======== COLLECTED DATA

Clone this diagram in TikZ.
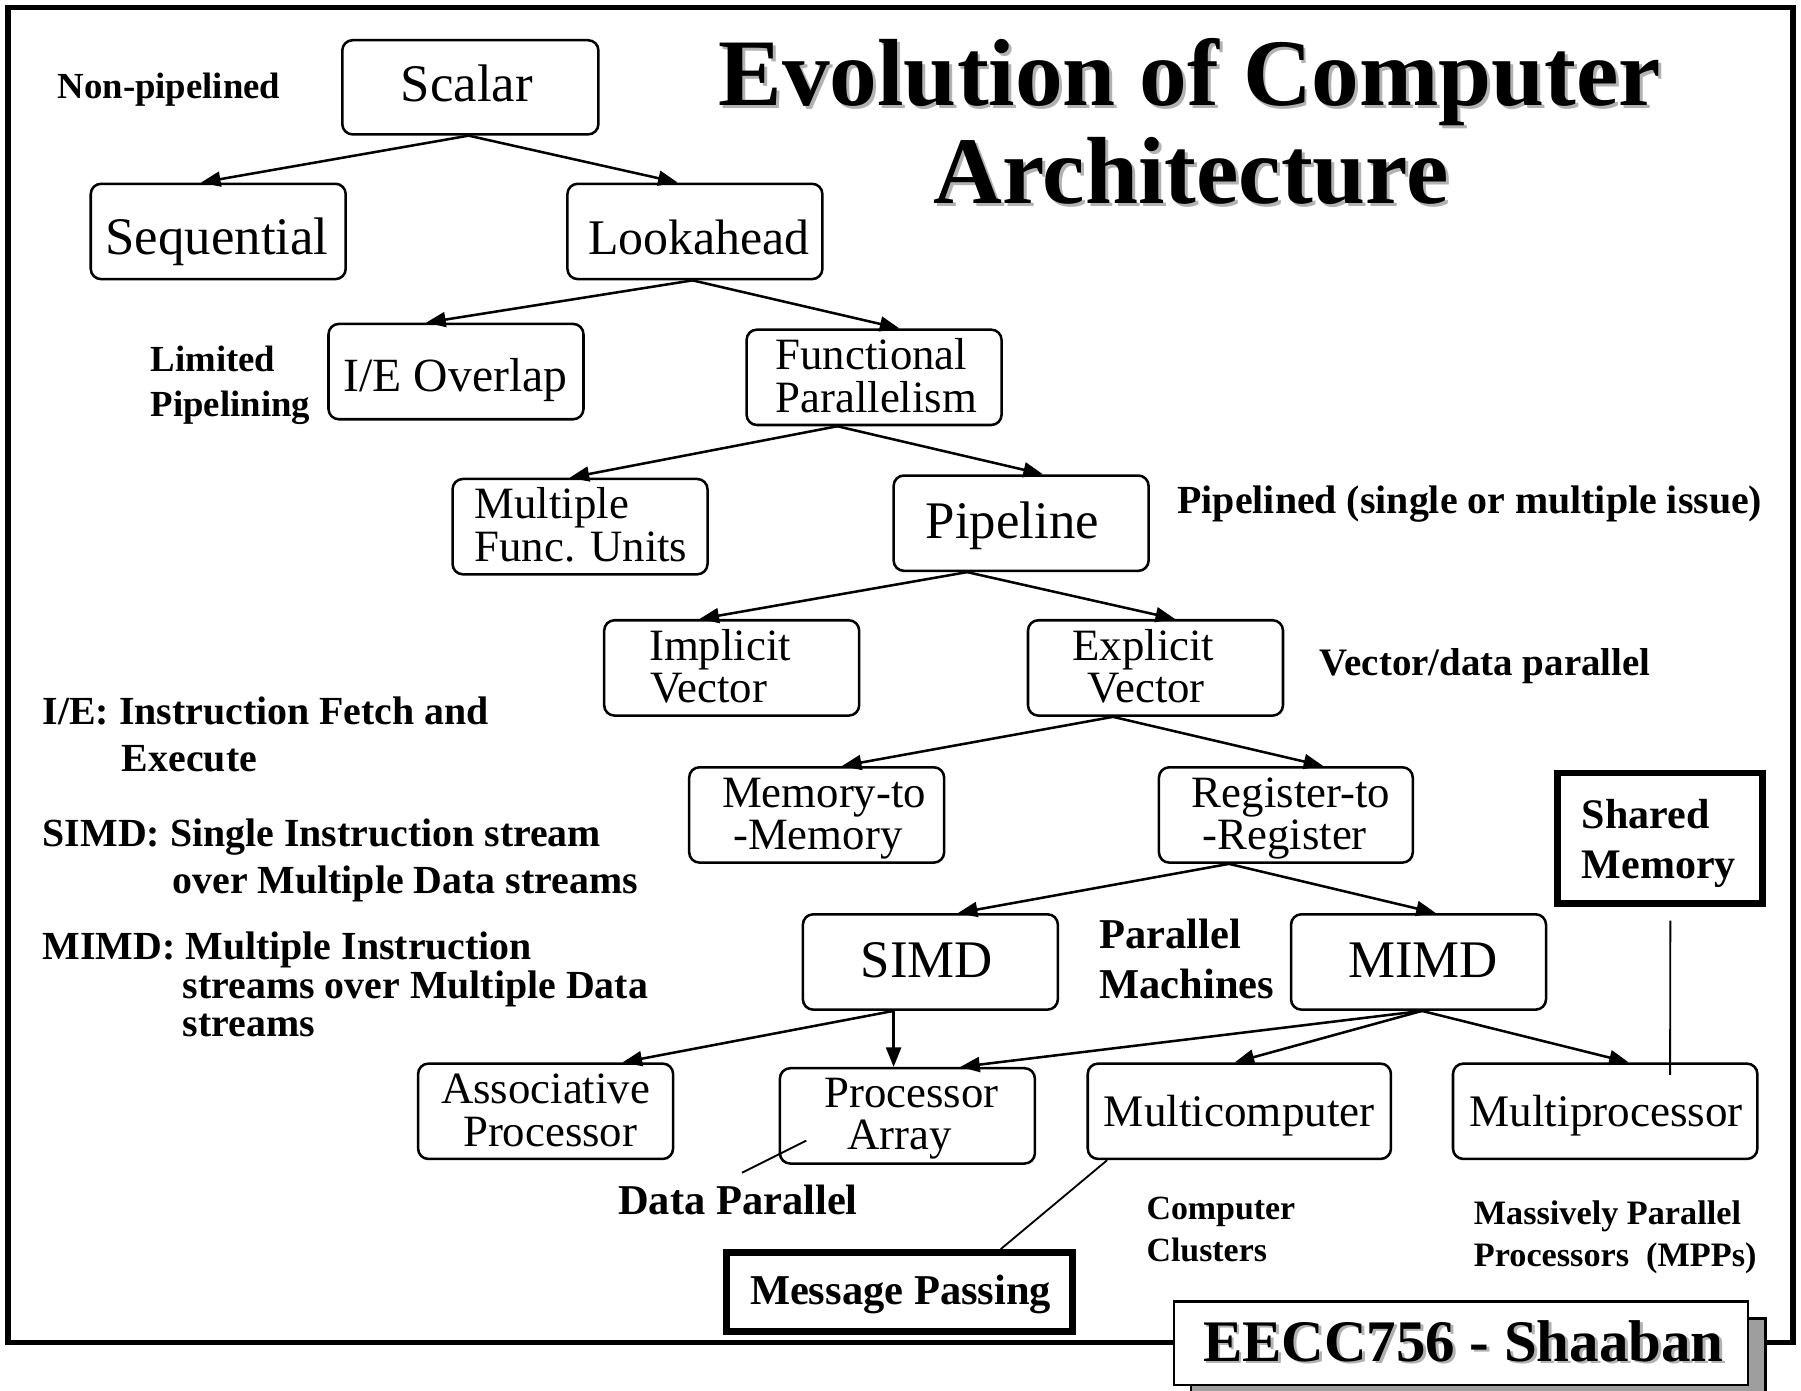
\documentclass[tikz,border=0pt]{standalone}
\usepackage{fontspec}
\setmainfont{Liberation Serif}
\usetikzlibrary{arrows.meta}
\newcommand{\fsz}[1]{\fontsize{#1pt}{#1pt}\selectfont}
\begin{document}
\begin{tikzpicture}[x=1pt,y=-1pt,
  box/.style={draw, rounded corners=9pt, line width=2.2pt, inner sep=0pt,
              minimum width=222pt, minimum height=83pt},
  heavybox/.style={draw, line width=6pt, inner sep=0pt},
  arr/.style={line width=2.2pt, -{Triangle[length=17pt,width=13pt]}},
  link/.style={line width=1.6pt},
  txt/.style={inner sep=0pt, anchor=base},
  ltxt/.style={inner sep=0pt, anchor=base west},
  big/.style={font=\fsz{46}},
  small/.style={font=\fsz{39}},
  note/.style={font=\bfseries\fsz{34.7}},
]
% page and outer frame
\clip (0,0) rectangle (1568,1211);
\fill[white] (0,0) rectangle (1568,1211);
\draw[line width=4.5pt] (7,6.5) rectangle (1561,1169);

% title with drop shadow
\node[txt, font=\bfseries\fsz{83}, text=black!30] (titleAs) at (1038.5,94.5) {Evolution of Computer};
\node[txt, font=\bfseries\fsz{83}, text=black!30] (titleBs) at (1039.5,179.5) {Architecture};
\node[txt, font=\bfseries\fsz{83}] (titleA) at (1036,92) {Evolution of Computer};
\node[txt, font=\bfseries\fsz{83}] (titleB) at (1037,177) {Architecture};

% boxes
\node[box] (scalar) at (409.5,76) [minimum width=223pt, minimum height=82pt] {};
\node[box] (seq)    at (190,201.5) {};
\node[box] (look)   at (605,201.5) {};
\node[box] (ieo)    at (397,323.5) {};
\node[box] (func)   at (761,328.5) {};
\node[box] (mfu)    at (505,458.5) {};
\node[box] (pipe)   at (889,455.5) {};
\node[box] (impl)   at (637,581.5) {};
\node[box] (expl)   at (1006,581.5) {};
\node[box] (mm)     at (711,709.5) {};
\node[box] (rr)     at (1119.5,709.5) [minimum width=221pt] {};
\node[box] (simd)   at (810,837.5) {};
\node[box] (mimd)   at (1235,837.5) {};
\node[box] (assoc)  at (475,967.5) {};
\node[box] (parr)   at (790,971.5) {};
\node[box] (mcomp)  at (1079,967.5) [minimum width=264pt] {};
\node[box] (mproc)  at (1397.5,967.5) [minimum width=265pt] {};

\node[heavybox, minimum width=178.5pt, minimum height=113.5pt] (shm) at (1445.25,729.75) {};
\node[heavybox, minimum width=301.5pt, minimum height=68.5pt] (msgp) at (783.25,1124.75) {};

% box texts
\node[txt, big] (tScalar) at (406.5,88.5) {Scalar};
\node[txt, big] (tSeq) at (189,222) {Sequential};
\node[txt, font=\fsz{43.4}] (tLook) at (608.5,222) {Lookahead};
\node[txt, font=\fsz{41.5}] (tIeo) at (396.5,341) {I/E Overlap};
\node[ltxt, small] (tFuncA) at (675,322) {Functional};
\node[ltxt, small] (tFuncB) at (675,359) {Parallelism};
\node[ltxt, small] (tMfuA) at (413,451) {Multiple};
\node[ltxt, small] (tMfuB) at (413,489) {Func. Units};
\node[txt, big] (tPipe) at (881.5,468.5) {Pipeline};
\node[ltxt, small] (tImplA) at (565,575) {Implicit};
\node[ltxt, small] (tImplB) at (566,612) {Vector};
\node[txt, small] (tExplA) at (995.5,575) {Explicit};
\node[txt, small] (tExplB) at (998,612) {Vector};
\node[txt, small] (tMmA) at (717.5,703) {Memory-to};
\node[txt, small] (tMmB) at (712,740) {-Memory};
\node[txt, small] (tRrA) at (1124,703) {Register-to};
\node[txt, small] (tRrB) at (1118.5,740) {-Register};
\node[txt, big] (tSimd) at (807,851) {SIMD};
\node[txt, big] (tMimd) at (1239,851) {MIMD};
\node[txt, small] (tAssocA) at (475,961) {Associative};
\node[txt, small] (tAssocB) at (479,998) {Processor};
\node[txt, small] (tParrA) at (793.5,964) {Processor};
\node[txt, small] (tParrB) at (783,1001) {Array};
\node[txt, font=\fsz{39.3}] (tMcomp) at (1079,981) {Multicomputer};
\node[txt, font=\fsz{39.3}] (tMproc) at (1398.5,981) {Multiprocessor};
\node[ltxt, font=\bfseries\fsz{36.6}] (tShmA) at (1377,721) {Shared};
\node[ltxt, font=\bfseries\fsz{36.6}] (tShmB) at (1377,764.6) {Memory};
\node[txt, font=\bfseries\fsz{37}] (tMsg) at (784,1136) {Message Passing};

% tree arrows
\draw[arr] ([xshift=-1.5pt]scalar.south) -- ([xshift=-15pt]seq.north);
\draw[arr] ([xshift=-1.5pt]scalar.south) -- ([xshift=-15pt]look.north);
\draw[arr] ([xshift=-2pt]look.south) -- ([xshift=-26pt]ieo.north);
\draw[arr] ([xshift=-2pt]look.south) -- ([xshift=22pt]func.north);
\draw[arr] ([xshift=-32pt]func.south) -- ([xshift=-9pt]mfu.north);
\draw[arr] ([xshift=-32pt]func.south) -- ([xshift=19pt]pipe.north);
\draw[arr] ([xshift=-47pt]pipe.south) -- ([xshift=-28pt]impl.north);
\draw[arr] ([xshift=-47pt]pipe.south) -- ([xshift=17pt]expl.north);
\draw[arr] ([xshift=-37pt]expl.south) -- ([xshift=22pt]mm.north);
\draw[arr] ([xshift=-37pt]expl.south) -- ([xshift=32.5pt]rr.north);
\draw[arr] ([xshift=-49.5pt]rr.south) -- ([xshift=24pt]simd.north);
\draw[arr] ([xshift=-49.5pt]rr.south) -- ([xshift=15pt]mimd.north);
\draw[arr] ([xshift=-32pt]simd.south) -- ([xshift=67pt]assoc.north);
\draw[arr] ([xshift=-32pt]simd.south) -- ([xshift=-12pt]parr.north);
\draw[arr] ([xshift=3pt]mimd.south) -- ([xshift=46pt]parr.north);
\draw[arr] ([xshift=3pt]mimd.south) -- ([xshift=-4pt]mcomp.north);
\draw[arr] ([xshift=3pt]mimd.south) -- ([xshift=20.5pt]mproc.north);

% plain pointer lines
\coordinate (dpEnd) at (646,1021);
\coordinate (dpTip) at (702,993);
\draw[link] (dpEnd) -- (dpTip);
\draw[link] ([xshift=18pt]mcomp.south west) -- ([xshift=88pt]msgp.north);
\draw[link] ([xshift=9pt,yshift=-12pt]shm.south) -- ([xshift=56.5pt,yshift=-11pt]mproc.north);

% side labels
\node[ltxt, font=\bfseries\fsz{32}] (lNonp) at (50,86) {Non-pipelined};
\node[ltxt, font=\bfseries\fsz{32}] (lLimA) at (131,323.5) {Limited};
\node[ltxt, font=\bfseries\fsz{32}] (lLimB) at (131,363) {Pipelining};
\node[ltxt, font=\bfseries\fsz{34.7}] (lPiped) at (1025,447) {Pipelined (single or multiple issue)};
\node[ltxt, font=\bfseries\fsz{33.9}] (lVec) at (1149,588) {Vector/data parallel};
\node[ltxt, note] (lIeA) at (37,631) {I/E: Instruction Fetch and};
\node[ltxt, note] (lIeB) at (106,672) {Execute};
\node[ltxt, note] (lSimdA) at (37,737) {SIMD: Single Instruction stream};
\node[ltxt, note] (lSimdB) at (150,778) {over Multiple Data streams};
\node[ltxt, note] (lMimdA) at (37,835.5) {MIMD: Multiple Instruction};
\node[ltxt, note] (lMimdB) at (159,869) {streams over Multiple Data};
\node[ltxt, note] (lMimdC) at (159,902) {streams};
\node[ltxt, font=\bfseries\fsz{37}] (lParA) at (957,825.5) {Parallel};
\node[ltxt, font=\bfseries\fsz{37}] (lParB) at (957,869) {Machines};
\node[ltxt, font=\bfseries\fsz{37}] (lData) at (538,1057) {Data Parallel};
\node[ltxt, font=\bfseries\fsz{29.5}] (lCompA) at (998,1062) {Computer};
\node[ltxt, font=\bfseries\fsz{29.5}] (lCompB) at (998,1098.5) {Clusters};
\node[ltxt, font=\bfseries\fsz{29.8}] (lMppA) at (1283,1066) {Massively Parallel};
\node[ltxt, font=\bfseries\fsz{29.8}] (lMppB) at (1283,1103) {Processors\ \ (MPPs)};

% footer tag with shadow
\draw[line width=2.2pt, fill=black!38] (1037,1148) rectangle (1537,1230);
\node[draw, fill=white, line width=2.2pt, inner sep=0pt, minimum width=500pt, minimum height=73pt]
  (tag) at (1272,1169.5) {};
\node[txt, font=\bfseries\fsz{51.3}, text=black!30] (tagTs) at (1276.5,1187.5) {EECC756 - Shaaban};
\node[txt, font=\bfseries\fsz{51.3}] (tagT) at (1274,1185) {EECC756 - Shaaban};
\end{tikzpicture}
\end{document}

================

__PROBLEM__:
Starting at the top of the listing above, please restate word for word each line up to and including the one that holds "(7,6.5) rectangle (1561,1169);", omitting every image.

__EXERCISE OUTPUT__:
Clone this diagram in TikZ.
\documentclass[tikz,border=0pt]{standalone}
\usepackage{fontspec}
\setmainfont{Liberation Serif}
\usetikzlibrary{arrows.meta}
\newcommand{\fsz}[1]{\fontsize{#1pt}{#1pt}\selectfont}
\begin{document}
\begin{tikzpicture}[x=1pt,y=-1pt,
  box/.style={draw, rounded corners=9pt, line width=2.2pt, inner sep=0pt,
              minimum width=222pt, minimum height=83pt},
  heavybox/.style={draw, line width=6pt, inner sep=0pt},
  arr/.style={line width=2.2pt, -{Triangle[length=17pt,width=13pt]}},
  link/.style={line width=1.6pt},
  txt/.style={inner sep=0pt, anchor=base},
  ltxt/.style={inner sep=0pt, anchor=base west},
  big/.style={font=\fsz{46}},
  small/.style={font=\fsz{39}},
  note/.style={font=\bfseries\fsz{34.7}},
]
% page and outer frame
\clip (0,0) rectangle (1568,1211);
\fill[white] (0,0) rectangle (1568,1211);
\draw[line width=4.5pt] (7,6.5) rectangle (1561,1169);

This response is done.